(Entries with chart source code)
•••••
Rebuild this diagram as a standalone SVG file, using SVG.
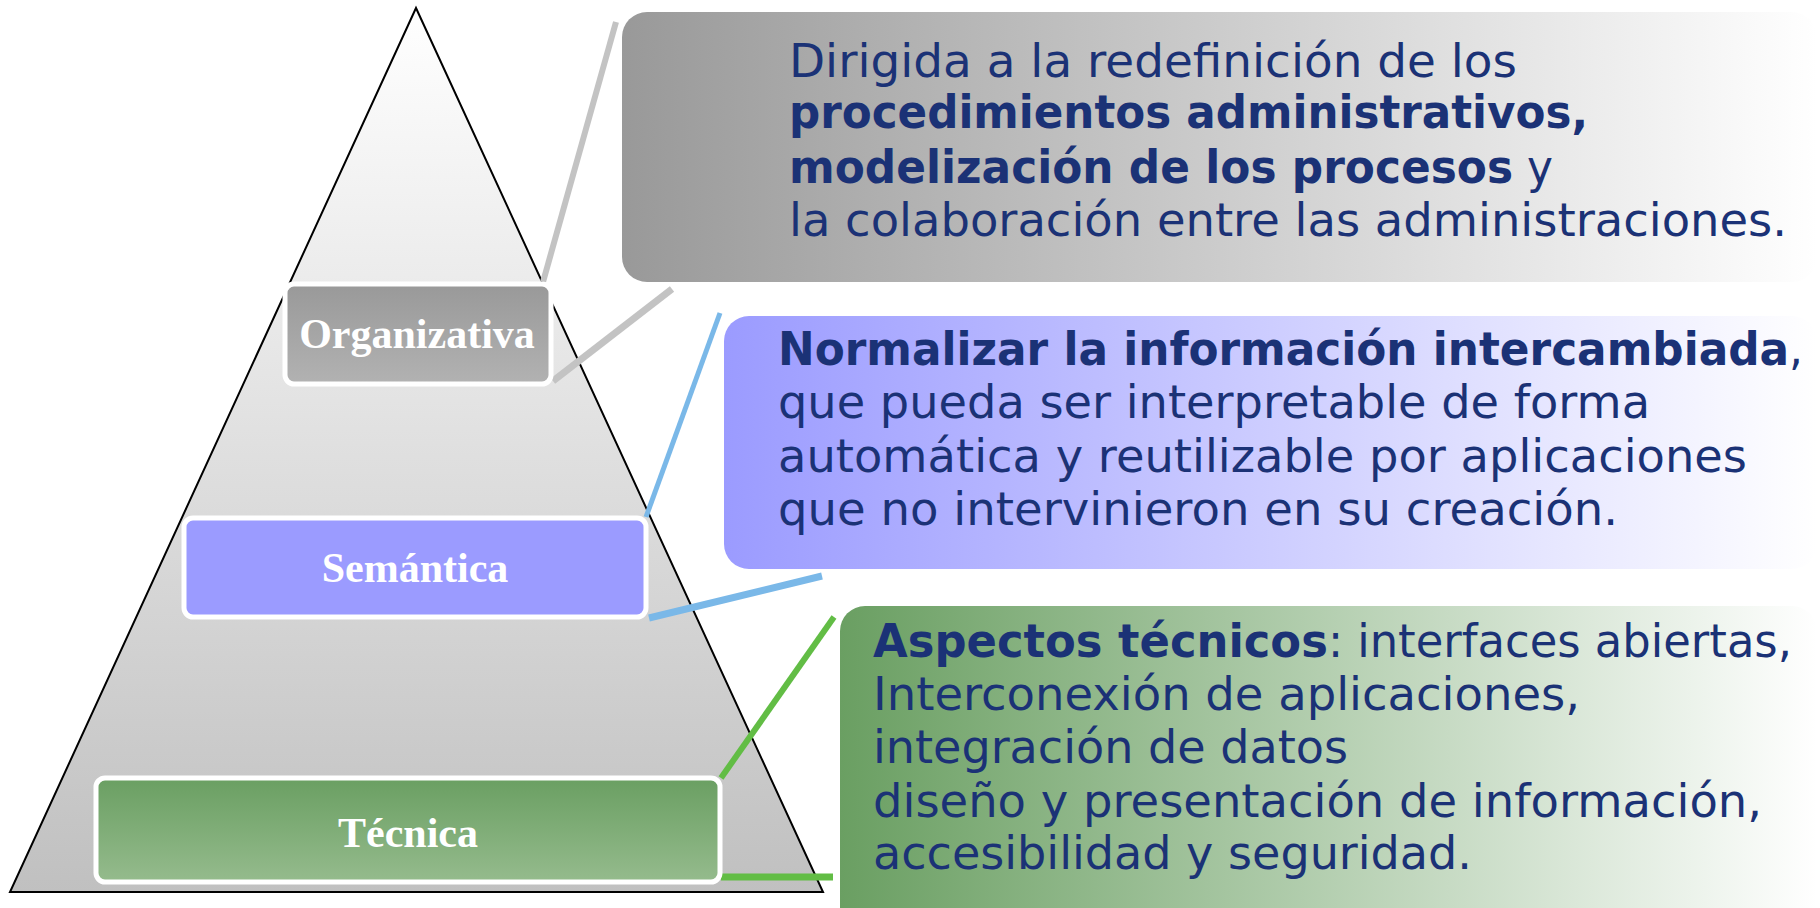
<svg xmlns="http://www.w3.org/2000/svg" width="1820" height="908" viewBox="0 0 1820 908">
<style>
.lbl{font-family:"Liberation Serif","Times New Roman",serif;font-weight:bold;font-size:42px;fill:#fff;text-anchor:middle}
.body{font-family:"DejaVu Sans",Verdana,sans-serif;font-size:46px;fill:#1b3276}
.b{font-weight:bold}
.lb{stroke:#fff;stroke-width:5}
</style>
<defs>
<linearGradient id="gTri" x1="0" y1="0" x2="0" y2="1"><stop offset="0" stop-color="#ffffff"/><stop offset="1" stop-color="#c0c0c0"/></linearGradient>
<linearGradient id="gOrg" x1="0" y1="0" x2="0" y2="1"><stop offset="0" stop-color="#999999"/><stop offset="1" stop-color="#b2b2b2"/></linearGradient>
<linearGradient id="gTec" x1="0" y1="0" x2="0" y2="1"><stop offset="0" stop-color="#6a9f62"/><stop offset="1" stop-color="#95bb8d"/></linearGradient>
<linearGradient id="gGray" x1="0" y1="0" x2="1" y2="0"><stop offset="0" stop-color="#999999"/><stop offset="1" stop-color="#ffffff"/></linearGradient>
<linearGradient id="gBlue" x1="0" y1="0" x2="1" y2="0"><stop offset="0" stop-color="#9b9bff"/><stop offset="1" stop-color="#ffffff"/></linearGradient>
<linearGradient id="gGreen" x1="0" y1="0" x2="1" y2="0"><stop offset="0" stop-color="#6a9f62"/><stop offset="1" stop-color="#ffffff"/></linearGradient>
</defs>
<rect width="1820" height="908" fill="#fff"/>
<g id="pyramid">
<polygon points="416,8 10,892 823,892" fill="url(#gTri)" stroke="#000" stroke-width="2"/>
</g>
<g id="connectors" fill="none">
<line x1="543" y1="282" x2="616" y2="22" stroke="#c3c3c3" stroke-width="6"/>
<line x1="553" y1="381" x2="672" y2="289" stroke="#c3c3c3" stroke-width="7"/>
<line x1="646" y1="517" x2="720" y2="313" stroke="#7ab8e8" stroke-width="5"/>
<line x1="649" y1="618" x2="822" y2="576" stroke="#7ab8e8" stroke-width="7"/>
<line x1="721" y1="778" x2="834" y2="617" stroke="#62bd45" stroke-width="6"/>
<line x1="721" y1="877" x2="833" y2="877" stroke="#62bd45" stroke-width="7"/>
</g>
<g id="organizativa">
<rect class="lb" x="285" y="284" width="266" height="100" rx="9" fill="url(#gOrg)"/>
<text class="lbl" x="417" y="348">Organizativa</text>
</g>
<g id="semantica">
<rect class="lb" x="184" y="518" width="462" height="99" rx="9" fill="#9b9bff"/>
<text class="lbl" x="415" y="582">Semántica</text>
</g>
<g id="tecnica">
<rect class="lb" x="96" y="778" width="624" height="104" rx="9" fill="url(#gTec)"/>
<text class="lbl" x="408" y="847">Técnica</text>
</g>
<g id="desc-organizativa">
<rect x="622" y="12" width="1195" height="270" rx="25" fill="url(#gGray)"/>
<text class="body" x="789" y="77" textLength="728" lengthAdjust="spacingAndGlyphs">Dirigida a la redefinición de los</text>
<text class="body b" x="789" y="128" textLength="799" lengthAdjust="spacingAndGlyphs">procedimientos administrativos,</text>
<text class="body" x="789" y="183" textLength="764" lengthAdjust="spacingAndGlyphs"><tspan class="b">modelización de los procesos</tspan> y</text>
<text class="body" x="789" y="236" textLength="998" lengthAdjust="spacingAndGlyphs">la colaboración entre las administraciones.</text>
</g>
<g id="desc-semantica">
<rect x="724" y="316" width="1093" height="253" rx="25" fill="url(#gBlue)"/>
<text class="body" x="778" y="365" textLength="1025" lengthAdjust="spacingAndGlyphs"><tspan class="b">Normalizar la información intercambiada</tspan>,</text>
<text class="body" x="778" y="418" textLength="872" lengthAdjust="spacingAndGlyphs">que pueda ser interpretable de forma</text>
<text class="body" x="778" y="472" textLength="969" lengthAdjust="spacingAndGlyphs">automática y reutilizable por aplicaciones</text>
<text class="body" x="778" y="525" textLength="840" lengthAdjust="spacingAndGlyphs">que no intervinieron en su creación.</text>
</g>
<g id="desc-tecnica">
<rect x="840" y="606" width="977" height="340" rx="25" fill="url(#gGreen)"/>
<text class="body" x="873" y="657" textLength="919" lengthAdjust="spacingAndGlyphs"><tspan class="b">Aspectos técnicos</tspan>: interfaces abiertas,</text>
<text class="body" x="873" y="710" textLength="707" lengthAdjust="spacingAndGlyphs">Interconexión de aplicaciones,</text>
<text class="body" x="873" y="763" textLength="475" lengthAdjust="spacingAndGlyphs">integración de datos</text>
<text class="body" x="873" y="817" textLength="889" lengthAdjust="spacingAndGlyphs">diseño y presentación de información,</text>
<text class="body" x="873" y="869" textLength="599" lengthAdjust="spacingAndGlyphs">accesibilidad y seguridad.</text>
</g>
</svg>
•••••
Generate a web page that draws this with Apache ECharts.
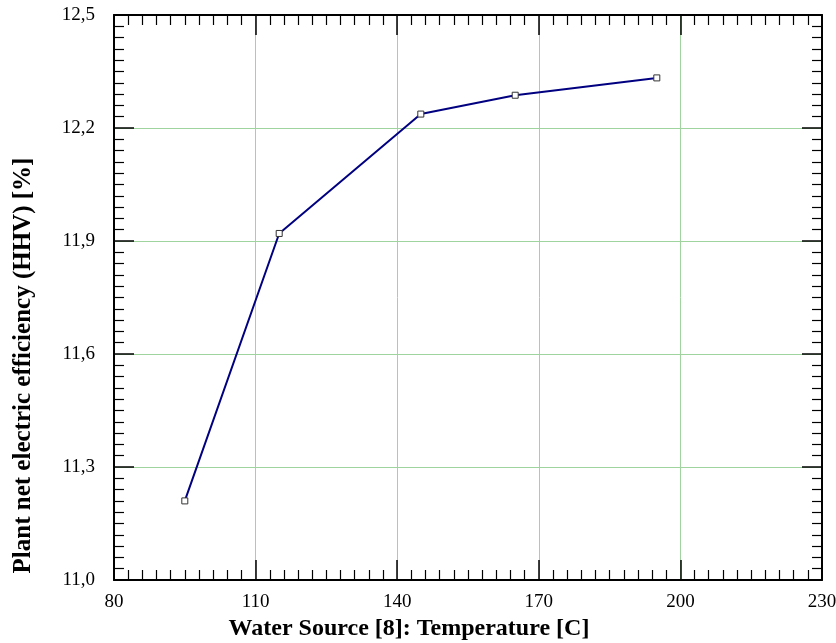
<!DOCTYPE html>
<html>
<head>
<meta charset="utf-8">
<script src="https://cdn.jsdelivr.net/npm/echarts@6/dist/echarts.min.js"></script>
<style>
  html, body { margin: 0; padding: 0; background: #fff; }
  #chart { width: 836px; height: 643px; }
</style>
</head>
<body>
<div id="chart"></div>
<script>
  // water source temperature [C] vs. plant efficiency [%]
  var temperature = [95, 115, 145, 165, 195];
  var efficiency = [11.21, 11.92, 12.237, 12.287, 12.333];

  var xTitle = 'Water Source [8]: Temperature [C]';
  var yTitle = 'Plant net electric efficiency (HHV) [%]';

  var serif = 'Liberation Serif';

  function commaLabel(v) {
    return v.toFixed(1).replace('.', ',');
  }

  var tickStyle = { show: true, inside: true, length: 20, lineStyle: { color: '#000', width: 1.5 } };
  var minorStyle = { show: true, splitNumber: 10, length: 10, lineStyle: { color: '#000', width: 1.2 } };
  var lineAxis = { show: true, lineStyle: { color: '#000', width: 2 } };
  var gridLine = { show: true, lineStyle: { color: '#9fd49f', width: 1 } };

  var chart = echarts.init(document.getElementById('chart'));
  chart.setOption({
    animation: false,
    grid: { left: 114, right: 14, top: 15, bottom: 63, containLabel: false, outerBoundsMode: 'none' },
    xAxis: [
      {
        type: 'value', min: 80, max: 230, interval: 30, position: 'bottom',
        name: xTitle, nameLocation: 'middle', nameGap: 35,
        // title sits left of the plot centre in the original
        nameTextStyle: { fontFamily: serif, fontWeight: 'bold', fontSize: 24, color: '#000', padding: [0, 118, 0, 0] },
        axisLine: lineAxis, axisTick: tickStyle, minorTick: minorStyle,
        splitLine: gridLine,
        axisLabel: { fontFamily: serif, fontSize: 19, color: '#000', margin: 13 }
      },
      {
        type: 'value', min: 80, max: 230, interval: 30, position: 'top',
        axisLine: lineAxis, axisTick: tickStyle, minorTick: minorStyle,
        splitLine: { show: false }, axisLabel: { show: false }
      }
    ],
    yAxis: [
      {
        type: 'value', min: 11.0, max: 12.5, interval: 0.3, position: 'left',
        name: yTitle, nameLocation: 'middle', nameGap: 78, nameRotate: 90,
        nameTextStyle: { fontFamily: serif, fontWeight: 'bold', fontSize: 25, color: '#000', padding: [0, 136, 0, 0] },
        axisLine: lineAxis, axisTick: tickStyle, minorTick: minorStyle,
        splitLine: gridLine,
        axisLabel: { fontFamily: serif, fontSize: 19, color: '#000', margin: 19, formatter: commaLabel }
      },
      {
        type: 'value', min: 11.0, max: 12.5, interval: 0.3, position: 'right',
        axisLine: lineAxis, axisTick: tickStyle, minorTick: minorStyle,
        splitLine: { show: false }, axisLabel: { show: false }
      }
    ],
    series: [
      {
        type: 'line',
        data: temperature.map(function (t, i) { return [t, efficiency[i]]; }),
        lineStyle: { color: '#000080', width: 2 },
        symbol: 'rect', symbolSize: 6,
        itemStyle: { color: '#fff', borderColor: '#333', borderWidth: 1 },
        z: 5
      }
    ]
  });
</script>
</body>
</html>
•••••
AIM: Take the material above and output only the lines from the one that contains "Generate a web" through the one that contains "var yTitle = 'Plant", ends included and images left out.

ANSWER FOR THIS EXERCISE:
Generate a web page that draws this with Apache ECharts.
<!DOCTYPE html>
<html>
<head>
<meta charset="utf-8">
<script src="https://cdn.jsdelivr.net/npm/echarts@6/dist/echarts.min.js"></script>
<style>
  html, body { margin: 0; padding: 0; background: #fff; }
  #chart { width: 836px; height: 643px; }
</style>
</head>
<body>
<div id="chart"></div>
<script>
  // water source temperature [C] vs. plant efficiency [%]
  var temperature = [95, 115, 145, 165, 195];
  var efficiency = [11.21, 11.92, 12.237, 12.287, 12.333];

  var xTitle = 'Water Source [8]: Temperature [C]';
  var yTitle = 'Plant net electric efficiency (HHV) [%]';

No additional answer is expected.